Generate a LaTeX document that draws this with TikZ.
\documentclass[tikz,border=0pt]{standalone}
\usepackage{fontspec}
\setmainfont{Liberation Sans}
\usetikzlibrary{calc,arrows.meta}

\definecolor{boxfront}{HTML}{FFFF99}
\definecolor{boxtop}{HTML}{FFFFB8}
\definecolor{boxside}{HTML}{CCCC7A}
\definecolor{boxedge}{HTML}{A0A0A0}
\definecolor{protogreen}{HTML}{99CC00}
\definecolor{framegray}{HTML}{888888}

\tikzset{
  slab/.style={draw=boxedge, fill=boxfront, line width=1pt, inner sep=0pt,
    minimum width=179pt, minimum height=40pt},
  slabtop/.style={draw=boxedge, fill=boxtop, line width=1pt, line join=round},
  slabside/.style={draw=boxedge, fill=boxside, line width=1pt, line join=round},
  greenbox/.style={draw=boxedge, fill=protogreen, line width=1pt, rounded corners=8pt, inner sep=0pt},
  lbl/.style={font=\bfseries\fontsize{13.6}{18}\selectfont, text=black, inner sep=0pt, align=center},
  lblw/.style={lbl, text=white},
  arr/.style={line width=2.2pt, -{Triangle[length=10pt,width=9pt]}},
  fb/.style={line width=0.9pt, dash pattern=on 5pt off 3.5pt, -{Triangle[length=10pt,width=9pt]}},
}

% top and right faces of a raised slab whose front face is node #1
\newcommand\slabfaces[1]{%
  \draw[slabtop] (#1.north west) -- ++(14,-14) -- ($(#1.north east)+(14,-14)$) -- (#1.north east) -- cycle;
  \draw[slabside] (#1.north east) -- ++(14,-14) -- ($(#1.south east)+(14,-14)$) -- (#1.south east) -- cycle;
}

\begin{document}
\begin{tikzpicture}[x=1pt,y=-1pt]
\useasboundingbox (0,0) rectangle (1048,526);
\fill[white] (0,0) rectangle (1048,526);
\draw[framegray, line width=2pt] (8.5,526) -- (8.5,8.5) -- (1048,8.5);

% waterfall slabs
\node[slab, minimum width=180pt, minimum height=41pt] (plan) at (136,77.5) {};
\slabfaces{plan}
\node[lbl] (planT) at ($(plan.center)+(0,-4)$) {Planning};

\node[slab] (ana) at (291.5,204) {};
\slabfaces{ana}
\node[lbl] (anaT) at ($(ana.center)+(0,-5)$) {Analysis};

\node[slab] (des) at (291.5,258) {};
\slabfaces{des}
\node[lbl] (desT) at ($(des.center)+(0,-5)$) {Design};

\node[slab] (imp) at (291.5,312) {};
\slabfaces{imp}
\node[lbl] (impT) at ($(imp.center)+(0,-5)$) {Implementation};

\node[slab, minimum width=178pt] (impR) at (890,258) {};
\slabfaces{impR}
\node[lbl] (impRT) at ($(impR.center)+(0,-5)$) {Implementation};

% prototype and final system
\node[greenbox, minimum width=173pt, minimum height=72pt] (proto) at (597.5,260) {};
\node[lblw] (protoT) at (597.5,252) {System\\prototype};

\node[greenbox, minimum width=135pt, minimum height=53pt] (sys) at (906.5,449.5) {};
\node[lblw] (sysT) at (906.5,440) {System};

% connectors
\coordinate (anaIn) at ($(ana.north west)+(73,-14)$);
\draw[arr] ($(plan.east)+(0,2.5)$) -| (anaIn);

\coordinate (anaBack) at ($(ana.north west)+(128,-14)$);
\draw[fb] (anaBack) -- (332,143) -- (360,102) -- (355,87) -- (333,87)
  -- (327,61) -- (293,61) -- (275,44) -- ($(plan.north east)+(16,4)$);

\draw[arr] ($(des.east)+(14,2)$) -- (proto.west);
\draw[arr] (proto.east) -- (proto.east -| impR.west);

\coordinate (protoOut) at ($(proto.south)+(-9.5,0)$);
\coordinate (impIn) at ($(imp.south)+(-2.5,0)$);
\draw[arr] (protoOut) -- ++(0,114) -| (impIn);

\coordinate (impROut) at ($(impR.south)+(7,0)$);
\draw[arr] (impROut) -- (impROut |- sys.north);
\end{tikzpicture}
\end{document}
┄┄┄┄┄┄┄┄┄┄
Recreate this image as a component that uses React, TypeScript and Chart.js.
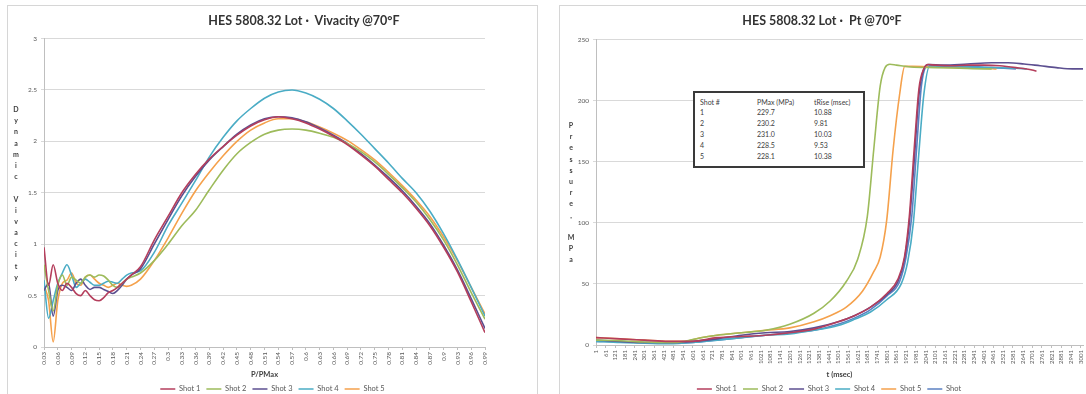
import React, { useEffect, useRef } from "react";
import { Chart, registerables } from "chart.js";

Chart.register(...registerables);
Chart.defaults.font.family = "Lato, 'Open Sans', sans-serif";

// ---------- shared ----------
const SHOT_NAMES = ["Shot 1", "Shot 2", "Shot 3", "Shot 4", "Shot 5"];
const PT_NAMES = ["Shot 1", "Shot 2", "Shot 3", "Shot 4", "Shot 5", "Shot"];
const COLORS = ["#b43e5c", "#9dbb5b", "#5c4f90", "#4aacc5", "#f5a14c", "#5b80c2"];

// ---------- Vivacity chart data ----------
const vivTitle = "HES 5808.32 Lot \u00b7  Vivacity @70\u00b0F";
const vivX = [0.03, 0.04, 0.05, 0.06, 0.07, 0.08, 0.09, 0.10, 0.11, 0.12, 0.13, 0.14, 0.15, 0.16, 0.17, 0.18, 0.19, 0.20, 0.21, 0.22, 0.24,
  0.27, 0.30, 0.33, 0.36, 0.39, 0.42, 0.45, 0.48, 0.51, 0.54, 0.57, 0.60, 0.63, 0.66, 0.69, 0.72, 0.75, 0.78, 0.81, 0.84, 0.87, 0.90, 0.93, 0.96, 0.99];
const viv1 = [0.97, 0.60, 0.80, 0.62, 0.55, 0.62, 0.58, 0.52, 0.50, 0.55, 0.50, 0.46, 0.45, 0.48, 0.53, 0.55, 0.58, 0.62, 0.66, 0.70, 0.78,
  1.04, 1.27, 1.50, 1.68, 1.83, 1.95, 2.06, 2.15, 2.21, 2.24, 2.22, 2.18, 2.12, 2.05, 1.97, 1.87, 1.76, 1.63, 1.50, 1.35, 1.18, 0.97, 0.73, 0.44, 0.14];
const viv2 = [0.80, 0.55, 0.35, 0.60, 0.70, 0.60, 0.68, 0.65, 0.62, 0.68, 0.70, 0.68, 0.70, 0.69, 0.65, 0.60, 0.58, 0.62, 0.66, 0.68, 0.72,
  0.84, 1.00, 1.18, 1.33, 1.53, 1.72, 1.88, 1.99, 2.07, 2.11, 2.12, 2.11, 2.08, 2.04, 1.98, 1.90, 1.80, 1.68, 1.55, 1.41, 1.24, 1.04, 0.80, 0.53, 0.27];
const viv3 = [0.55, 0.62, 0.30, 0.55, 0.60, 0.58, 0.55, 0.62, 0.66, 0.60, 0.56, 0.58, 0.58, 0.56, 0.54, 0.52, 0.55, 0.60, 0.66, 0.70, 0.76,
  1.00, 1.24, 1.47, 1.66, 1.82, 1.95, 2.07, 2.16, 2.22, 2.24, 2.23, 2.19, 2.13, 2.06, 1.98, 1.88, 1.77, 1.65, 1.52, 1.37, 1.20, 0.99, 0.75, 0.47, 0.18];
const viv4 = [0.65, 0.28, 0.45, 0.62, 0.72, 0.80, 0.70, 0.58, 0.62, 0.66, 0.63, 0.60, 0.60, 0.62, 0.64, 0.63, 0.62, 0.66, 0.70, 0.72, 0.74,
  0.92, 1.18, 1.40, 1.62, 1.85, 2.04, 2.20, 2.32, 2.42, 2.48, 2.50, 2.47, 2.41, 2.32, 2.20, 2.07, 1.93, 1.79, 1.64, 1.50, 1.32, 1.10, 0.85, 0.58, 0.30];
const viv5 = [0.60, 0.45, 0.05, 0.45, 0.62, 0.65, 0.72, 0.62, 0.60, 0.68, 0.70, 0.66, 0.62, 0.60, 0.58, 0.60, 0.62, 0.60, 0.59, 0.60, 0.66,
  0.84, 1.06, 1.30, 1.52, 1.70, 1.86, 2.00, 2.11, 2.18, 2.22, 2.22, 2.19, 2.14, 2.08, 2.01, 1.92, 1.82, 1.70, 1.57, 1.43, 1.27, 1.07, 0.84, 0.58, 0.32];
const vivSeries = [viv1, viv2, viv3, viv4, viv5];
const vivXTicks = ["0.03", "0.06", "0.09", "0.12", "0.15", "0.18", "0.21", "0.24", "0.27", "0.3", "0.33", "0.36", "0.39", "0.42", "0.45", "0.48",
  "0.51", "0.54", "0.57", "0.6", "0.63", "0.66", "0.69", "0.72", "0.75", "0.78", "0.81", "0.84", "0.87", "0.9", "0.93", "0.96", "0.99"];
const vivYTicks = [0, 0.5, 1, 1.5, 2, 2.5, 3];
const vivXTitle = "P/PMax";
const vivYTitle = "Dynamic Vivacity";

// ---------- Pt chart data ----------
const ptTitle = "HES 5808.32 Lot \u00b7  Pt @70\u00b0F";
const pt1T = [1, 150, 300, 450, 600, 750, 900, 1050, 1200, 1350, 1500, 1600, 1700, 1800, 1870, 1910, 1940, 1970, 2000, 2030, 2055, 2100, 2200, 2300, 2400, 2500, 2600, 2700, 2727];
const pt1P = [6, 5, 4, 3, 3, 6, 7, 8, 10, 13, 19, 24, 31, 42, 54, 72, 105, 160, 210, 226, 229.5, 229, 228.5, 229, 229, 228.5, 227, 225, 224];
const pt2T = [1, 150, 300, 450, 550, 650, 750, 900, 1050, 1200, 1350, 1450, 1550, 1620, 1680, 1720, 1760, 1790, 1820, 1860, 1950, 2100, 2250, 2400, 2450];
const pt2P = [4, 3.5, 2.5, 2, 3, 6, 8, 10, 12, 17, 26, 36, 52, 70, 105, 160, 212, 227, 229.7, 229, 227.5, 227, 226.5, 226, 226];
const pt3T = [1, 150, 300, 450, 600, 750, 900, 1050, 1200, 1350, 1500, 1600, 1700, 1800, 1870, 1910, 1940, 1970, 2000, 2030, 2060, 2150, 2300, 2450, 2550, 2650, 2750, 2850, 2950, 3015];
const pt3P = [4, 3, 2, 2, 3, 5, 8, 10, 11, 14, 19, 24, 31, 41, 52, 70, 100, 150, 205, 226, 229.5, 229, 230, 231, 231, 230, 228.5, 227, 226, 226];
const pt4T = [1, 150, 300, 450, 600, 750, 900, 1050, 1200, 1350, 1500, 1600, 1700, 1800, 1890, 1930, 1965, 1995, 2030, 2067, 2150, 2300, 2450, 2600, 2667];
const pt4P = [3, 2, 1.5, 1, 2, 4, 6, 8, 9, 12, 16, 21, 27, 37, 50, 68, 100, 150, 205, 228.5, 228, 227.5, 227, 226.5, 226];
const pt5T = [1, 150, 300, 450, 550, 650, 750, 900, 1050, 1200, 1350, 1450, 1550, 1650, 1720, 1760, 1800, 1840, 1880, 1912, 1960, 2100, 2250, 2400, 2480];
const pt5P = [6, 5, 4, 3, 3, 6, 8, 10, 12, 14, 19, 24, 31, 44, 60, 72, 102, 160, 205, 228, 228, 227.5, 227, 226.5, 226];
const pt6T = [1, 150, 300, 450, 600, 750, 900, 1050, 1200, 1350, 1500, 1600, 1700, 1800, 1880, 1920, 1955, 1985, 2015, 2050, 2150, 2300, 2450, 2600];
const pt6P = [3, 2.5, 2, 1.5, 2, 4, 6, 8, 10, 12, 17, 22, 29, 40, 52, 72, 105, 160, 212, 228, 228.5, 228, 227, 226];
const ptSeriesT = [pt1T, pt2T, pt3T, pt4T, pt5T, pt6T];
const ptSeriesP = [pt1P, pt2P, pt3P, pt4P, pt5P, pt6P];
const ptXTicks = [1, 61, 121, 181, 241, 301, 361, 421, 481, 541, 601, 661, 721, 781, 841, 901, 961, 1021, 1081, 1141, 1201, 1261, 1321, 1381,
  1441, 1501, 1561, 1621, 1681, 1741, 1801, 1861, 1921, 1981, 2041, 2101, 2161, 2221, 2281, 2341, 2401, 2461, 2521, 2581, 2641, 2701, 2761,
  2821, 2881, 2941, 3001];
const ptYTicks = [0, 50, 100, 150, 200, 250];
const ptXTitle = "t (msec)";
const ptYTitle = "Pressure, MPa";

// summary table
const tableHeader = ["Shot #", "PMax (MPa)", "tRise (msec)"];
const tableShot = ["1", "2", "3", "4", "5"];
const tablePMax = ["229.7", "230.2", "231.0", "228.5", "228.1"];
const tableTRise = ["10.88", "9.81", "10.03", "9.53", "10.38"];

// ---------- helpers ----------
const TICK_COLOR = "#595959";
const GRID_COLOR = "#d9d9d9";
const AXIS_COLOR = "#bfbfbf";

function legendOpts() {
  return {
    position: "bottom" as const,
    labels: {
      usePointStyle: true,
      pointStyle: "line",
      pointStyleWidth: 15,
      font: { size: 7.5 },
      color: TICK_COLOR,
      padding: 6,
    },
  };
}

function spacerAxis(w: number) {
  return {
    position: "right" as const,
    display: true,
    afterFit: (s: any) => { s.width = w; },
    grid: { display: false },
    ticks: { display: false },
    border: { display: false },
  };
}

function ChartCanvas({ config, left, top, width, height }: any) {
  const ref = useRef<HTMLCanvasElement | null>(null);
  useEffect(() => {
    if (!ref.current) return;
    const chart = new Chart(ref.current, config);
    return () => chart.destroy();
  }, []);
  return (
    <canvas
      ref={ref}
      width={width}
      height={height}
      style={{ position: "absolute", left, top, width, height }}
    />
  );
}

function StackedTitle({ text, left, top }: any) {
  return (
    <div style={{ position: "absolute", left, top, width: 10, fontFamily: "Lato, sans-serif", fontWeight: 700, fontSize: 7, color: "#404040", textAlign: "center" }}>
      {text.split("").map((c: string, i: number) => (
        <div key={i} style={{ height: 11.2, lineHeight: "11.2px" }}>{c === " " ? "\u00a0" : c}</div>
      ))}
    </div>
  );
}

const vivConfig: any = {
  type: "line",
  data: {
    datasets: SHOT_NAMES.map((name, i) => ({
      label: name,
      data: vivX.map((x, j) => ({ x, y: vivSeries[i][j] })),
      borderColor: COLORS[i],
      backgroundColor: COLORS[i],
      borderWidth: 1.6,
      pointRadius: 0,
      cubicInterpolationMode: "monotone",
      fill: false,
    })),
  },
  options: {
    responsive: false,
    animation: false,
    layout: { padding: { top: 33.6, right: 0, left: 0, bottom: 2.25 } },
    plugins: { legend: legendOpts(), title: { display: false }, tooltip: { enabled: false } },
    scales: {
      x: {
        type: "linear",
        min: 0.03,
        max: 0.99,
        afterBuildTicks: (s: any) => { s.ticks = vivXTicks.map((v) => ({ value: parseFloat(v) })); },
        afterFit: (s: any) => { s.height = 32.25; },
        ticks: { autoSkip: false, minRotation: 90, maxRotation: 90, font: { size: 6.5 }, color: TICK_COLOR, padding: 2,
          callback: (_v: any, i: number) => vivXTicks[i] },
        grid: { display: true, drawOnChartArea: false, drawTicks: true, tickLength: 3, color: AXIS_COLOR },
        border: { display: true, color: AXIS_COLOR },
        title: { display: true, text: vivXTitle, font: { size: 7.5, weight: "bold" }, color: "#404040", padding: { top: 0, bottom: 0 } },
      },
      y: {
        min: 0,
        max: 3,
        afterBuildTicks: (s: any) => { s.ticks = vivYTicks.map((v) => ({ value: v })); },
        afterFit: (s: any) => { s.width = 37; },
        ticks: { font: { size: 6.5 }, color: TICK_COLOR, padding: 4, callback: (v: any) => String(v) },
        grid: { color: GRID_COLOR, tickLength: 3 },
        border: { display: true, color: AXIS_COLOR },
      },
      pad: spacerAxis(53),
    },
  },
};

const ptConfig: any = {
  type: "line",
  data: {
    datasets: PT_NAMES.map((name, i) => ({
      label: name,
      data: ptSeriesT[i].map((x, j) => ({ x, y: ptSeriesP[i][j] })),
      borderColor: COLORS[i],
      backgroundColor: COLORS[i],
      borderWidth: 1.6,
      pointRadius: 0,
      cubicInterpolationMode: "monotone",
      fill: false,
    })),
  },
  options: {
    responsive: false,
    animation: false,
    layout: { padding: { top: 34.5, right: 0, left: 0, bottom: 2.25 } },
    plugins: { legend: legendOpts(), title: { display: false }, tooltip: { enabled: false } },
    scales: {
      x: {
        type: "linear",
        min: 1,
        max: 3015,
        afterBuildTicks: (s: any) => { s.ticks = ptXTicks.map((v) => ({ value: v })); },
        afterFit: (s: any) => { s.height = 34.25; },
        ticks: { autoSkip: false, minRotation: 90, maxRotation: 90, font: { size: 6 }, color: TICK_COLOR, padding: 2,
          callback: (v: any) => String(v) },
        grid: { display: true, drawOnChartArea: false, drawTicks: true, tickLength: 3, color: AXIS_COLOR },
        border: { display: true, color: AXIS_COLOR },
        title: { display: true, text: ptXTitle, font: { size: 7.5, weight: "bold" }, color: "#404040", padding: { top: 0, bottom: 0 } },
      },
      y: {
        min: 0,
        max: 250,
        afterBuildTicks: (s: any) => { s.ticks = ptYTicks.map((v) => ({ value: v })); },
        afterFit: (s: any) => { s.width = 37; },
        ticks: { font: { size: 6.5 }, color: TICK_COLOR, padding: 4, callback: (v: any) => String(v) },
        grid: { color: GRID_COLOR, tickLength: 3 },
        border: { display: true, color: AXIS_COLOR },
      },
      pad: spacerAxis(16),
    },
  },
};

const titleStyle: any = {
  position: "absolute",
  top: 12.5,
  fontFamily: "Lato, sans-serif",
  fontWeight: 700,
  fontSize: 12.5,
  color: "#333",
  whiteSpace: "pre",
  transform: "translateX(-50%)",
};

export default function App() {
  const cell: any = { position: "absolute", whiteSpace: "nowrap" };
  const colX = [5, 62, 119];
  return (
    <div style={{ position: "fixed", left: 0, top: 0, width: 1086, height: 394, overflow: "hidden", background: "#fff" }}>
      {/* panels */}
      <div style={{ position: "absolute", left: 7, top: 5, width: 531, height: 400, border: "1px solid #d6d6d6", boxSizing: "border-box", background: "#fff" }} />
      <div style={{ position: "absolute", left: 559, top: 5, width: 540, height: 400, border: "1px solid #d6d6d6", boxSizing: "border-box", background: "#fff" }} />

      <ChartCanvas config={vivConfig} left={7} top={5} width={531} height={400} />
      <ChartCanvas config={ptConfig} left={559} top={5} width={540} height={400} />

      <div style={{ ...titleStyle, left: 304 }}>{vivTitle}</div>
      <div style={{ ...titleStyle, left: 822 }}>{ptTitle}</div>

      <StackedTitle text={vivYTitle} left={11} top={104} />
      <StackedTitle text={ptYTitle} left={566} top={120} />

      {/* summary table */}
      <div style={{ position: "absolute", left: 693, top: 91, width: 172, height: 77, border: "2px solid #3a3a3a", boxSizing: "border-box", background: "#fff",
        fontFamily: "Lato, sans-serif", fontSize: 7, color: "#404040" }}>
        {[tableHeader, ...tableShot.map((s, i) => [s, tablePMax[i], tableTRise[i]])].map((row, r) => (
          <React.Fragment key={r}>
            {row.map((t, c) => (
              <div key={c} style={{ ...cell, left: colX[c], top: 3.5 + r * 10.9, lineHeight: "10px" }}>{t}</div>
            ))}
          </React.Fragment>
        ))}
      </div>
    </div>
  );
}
┄┄┄┄┄┄┄┄┄┄
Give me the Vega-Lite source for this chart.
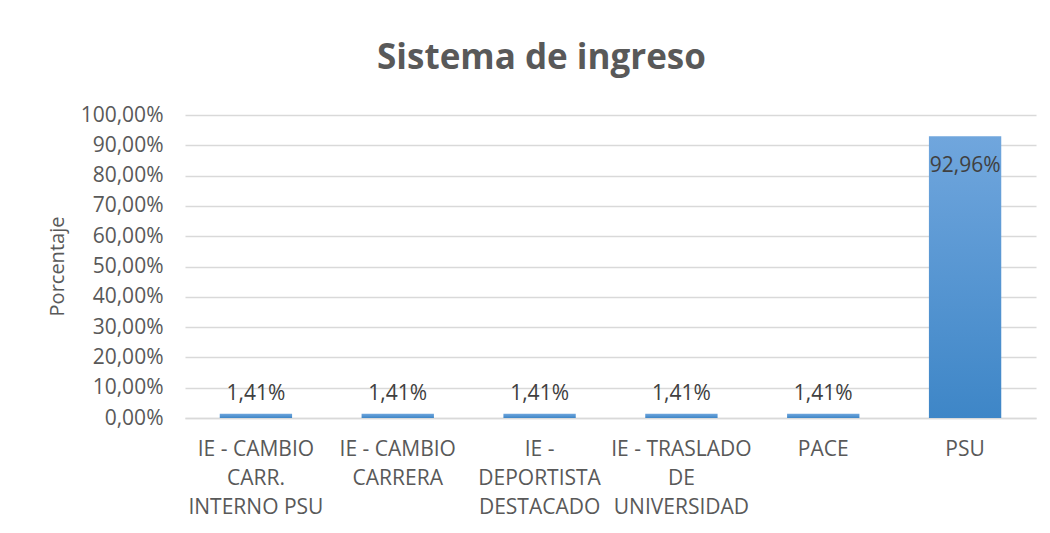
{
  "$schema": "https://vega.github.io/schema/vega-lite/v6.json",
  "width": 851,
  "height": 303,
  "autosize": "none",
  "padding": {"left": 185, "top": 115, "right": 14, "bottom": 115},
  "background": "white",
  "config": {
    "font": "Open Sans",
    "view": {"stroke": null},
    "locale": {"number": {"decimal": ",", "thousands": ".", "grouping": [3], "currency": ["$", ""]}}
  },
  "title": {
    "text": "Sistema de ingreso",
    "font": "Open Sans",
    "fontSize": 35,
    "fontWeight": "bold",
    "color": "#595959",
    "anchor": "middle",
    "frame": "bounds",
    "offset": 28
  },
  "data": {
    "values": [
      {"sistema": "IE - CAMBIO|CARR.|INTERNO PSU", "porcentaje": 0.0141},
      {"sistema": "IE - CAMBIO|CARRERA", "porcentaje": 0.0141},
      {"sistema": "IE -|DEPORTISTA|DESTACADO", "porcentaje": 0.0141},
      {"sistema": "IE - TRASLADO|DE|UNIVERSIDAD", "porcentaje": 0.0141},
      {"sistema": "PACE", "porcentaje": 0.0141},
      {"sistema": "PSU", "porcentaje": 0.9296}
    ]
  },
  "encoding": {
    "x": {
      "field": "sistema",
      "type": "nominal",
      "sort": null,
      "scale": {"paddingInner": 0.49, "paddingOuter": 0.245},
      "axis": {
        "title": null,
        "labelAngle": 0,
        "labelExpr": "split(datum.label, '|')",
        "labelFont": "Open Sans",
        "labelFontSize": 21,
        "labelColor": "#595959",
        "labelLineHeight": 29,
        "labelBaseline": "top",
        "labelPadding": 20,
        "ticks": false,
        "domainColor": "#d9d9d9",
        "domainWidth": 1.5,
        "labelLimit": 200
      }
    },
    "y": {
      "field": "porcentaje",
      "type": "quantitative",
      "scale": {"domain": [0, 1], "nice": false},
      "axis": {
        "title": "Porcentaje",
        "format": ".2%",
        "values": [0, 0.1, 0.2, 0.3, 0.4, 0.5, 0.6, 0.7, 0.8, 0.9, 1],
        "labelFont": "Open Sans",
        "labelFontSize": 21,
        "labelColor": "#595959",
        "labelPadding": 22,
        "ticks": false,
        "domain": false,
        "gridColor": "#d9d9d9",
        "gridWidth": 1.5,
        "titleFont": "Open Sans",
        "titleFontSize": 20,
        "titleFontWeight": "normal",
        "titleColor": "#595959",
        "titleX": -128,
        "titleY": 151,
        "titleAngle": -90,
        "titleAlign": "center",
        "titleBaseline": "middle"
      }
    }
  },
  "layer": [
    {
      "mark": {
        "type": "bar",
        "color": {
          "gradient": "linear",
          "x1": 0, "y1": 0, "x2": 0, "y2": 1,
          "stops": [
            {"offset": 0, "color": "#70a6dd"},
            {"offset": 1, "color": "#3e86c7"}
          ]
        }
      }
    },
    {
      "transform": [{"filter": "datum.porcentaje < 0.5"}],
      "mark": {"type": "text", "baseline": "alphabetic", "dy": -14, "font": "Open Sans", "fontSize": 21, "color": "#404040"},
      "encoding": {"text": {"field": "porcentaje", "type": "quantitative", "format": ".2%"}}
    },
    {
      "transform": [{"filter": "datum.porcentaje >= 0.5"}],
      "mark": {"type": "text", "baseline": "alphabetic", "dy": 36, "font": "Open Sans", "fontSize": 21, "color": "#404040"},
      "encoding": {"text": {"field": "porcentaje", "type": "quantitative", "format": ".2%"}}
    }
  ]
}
┄┄┄┄┄┄┄┄┄┄
# What to work on:
Within the material above, find the lines that contain the word "React"; copy them.

# Expected answer:
Recreate this image as a component that uses React, TypeScript and Chart.js.
import React, { useEffect, useRef } from "react";
          <React.Fragment key={r}>
          </React.Fragment>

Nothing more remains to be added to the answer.